Vendendo ingressos a preços muito inferiores em relação aos praticados na época no circuito internacional -mas pagando valores muito maiores por causa dos altos custos de um país que vivia então sua mais aguda crise econômica-, Medina conseguiu colocar o primeiro Rock In Rio de pé vendendo aos patrocinadores uma oportunidade única de se aproximar do público jovem.
O line up era de fato formado pelo que a música tinha de melhor: a banda australiana AC/DC estava no auge; o Queen voltou ao país para tocar para um de seus maiores públicos; e os britânicos do Iron Maiden fizeram um de seus shows mais inesquecíveis. Todos aceitaram participar por cachês bem menores do que os que cobravam normalmente, tudo pela oportunidade de conhecer um Brasil exótico e tocar no maior festival do mundo.
Mais ainda, o Rock In Rio também foi uma espécie de pontapé inicial para o rock nacional, que até então lutava para conseguir espaço entre o grande público. Bandas como Barão Vermelho e Paralamas do Sucesso saíram do Rock In Rio para todo o país.
Se as marcas tiveram um ótimo retorno, Medina saiu no prejuízo, mas não por causa do festival. O empresário apostou alto na montagem da chamada Cidade do Rock, em Jacarepaguá. A ideia era explorar o espaço pelos próximos dez anos, mas o então governador do Rio, Leonel Brizola, resolveu derrubar a estrutura e reaver o terreno, que era público.
O resultado, no entanto, não desanimou Medina, que se preparou para, em 1991, realizar o Rock In Rio II, dessa vez no estádio do Maracanã. Antes, porém, o empresário passou pelo pior momento de sua vida: o sequestro e os quinze dias de cativeiro em junho de 1990. Não se sabe ao certo quanto, mas as cifras do resgate pago giraram, na época, entre US$ 2,5 milhões e R$ 4 milhões.
Depois do grande susto, veio o triunfo. O Rock In Rio II mais uma vez tomou muito bem o pulso de sua época e trouxe nomes que estavam no auge, como Guns N' Roses, INXS, Faith No More e A-Ha, que tocou para inacreditáveis 198 mil pessoas. Mesmo com todo o sucesso, a segunda edição apenas empatou os investimentos.
Lucro mesmo Medina só foi ter no Rock In Rio III. Nesse momento, a Artplan, originalmente uma agência de publicidade, já havia se transformado muito mais em uma produtora de eventos. A terceira edição do festival continuou a apostar em grandes nomes da época -R.E.M., Foo Fighters, Oasis e Britney Spears, entre outros.

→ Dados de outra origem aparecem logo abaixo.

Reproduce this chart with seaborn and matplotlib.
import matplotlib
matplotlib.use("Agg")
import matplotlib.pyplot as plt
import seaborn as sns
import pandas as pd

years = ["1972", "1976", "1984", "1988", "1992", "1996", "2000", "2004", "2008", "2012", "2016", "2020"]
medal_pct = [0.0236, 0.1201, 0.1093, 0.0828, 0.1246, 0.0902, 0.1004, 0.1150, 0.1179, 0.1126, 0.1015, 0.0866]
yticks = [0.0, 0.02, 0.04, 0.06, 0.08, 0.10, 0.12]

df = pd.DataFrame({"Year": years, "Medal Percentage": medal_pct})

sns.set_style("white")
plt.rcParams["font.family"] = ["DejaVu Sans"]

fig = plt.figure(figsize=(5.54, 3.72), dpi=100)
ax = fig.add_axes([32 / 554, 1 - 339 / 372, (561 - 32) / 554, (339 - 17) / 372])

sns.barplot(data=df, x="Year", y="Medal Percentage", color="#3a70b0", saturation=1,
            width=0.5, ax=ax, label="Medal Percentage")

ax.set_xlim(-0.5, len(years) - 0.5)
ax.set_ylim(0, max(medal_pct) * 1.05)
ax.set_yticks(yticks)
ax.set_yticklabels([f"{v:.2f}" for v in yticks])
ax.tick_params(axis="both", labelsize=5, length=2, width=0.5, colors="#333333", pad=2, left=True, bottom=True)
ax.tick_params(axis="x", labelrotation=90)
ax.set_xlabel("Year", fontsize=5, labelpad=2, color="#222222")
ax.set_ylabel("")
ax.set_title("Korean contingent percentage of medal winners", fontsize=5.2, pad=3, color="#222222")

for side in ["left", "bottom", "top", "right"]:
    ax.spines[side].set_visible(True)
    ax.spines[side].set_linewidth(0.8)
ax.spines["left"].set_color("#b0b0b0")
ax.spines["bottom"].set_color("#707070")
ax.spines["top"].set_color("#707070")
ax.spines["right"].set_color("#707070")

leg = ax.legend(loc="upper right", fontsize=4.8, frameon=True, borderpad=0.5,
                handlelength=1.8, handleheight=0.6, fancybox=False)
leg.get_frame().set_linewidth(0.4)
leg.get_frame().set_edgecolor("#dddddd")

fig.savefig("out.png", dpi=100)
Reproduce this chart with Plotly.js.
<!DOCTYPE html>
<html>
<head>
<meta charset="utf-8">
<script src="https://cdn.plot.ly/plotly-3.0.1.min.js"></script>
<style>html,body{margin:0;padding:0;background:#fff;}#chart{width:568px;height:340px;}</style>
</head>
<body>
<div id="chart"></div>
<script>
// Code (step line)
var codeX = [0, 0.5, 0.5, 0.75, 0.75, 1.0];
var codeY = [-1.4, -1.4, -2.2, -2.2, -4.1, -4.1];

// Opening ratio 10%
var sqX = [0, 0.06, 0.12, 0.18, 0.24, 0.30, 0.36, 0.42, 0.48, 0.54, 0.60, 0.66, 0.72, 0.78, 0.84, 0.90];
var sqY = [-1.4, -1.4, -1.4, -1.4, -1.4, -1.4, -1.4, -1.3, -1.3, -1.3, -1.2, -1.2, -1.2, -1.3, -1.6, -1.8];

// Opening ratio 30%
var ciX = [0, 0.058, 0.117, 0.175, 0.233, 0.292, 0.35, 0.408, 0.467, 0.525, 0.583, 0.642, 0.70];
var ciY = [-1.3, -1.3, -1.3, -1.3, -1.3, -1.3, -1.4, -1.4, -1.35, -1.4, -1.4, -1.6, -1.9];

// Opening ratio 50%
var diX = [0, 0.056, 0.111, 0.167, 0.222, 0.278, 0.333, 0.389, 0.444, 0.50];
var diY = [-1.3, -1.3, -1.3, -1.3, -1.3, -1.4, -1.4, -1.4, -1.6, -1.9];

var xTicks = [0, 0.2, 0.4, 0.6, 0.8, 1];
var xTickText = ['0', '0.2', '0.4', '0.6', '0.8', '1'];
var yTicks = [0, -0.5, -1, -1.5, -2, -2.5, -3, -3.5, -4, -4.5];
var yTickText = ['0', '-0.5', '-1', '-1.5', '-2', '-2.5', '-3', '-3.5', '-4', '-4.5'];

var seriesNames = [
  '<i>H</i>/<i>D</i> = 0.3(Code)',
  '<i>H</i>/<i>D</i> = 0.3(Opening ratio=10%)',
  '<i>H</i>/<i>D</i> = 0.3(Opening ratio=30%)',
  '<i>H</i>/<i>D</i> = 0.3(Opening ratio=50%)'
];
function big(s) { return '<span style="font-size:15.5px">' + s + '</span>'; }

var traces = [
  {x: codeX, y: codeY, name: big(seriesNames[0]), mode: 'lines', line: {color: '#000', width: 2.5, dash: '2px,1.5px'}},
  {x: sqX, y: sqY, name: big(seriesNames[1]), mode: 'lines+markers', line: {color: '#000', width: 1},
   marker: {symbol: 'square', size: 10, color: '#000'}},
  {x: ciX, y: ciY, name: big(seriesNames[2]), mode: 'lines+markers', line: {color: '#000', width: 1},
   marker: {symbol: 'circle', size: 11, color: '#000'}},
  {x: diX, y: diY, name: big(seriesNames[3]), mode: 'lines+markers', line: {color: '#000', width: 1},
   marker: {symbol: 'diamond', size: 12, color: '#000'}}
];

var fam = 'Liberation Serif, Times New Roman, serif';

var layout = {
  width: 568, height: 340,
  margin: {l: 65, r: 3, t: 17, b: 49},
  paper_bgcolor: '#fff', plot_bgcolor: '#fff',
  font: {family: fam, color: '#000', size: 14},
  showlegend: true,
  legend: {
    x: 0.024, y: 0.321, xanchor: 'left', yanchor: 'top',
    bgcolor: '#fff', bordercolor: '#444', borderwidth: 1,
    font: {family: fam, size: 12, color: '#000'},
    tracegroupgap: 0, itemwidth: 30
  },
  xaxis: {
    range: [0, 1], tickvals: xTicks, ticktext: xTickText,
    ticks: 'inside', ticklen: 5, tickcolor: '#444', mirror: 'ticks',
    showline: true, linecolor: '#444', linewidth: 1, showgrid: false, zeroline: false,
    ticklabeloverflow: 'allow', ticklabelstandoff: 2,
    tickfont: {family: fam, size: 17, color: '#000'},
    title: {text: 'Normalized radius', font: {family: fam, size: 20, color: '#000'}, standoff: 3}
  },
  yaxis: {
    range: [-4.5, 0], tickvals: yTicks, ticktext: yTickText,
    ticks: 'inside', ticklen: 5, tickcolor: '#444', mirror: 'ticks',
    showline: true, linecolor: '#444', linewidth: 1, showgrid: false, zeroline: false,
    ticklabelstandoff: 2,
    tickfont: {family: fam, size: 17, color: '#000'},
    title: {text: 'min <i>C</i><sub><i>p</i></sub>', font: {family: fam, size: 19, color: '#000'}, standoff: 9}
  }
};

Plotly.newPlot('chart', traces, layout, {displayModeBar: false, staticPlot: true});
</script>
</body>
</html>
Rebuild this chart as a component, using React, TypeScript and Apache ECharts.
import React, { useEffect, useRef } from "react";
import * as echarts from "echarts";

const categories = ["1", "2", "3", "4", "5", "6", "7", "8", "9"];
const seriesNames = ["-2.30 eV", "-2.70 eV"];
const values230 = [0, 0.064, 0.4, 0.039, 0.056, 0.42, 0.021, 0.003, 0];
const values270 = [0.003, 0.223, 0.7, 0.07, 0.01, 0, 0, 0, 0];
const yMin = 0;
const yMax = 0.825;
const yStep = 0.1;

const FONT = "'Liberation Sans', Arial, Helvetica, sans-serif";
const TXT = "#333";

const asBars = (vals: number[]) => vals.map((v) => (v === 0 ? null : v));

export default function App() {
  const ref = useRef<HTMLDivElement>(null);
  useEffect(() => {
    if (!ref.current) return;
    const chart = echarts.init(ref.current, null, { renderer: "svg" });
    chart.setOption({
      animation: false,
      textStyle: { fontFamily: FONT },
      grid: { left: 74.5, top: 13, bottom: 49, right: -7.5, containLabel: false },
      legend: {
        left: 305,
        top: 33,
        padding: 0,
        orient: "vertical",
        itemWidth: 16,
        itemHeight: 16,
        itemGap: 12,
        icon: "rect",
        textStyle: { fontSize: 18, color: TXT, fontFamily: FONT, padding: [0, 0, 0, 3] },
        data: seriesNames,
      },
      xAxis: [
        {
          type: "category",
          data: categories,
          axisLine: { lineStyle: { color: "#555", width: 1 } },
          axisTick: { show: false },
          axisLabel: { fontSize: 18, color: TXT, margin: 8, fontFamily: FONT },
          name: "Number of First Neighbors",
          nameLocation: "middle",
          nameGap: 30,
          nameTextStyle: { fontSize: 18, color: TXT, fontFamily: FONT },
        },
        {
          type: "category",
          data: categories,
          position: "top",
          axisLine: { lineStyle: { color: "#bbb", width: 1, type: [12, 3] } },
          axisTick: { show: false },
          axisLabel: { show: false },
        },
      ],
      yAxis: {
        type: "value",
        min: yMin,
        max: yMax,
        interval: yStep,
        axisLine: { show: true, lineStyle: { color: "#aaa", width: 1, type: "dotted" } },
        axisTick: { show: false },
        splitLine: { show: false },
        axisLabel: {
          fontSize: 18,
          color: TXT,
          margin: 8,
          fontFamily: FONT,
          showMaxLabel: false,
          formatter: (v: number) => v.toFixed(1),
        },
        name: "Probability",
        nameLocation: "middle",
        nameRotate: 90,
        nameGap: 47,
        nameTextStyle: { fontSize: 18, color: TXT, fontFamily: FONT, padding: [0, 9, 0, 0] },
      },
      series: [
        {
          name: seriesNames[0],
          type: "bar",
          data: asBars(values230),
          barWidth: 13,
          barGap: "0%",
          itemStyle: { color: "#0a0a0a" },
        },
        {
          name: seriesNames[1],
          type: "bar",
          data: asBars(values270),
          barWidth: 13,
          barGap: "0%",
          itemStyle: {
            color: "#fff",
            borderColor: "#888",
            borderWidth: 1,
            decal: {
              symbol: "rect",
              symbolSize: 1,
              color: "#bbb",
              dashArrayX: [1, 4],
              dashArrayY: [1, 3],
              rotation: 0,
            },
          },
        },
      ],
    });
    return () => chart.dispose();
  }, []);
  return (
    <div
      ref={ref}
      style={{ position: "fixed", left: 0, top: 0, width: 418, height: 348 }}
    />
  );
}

O Rock In Rio III marcou também uma inflexão, que definiria todas as outras edições: mais do que um evento musical, seria uma experiência social, com espaços para confraternização e diversão. Até por isso, o festival voltou para sua casa, a Cidade do Rock, reconstruída em Jacarepaguá, e que seria sua sede a partir de então.
O formato seria internacionalizado com a realização de edições no exterior. A primeira foi o Rock In Rio Lisboa, em 2004, e que se repete, desde então, a cada dois anos. A versão espanhola foi realizada pela primeira vez em 2008. Em 2014, no seu movimento mais ousado, Medina levou sua marca para a terra do show business: Las Vegas.
Do alto de seus 66 anos, Medina ainda é a força por trás de um dos maiores eventos musicais do mundo. A franquia, porém, ainda vai ficar por um bom tempo sob controle da família, já que Roberta, filha do empresário, é a atual vice-presidente do grupo que faz o Rock In Rio, e que já levou mais de 7 milhões de pessoas em suas 14 edições.
Mais do que isso, o Rock In Rio é hoje uma marca valiosa, que gira bilhões em licenciamento de produtos. Na edição de 2013, por exemplo, mais de 60 produtos foram licenciados, entre itens tão diferentes quanto automóveis e refrigerantes. E tudo isso porque o empresário Roberto Medina respondeu à provocação de sua então esposa.